That is a classic Protestant either/or dichotomy. Under scrutiny, it evaporates.
I have no clue what you mean by a “classic Protestant either-or dichotomy.”
Protestant theology incorporates antinomies and paradoxes and mysteries all the time. Conversely, Catholicism is philosophically Western and frequently employs the Law of Non-contradiction and other components of a decidedly either-or logic.
There’s no basic difference between our respective sides on this account.
Hans,
This is an extract of an article (I think I might have got the link from a contributor on this site) that expresses what I mean:
“The Reformation upheld the biblical teaching of Psalm 115:1, “Not to us, O LORD, not to us, but to your name give glory..” All the credit, all the glory, all the praise, goes to God for our salvation.
The assumption I’m referring to is the belief that if man plays a role in his salvation, which the Catholic Church certainly teaches, then “the inevitable conclusion is that God gets praise, but so do human beings.” What’s assumed here is that if we include a human role in salvation, we necessarily exclude God. Even if man’s role is only 1%, God’s role is necessarily reduced to 99%. If we want God to be properly glorified, then man must necessarily be excluded from being responsible for salvation.
But consider further what’s being assumed here. What’s being assumed, even for Christians, is a fundamental opposition between God and man, where what is my good work is not God’s good work. My good works and my cooperation with grace are mine, not God’s, since, the assumption goes, the Catholic Church robs God of glory by including a Christian’s good works in salvation. The good works of the saints are theirs, not God’s, since the Catholic Church robs God of glory by including those works in the salvation of others. If including a human role in salvation robs God of glory, then that human role must not itself be God’s work. If it were God’s work, then, of course, it wouldn’t be robbing God of glory to include it in salvation.
What’s assumed is an either/or way of thinking wherein either God is doing the work, or I am. Either God is responsible for my salvation, or I am. Thus, to properly glorify God, we must say that God is responsible for salvation, not man.
It’s certainly true that apart from grace, man is only ever doomed to compete with God for glory. Apart from grace, there remains a fundamental opposition between God and man, an enmity born of man’s pride. Apart from grace, man’s work is man’s work and God’s work is God’s work, and ne’er the twain shall meet. That’s true, so long as we exclude grace from the picture.
But grace is not excluded from the picture. Grace isn’t even merely a part of the picture. Grace is the picture. Grace is the very thing that demolishes this either/or opposition between God and man.
This is the gospel proclaimed, in fact, by the Person of Christ, for in Christ, God and man are united in harmonious fellowship. In Christ, our humanity does not compete with divinity for glory. In Christ, our humanity is not fundamentally opposed to divinity. In Christ, our humanity does not stake out territory to the exclusion of divinity. No, the Incarnation shows us the demolition of that former reality.
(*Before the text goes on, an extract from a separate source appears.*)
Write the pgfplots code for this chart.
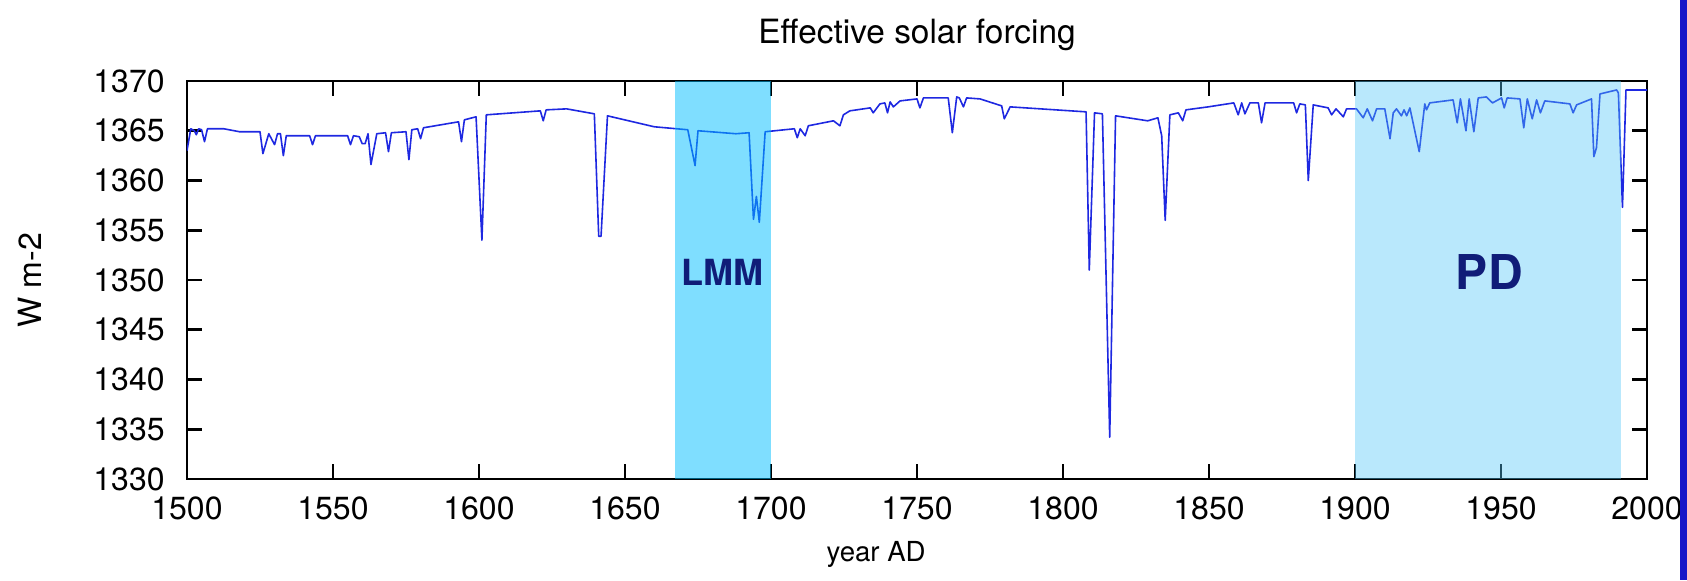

It shows us a humanity in perfect harmony with divinity, a humanity whose thoughts, words, and actions are the thoughts, words, and actions of God.
II.
This is why the Catholic Church sees no opposition between God’s glory and including our good works in salvation, or between God’s glory and including the communion of saints in salvation. From the Catholic perspective, including them in our salvation does not rob God of glory, because they are His works through us.http://www.calledtocommunion.com/2018/07/on-denying-the-gospel-for-the-sake-of-gods-glory/“
W&S–
Either the Catholic Church was correct when it promoted capital punishment (more or less describing it as redemptive) or is correct now that they have switched to an opposite view that it is an offense against the dignity of man. Both cannot be true; they’re contradictory. The current position cannot be a legitimate development of the former view. Acorns don’t develop into maple trees.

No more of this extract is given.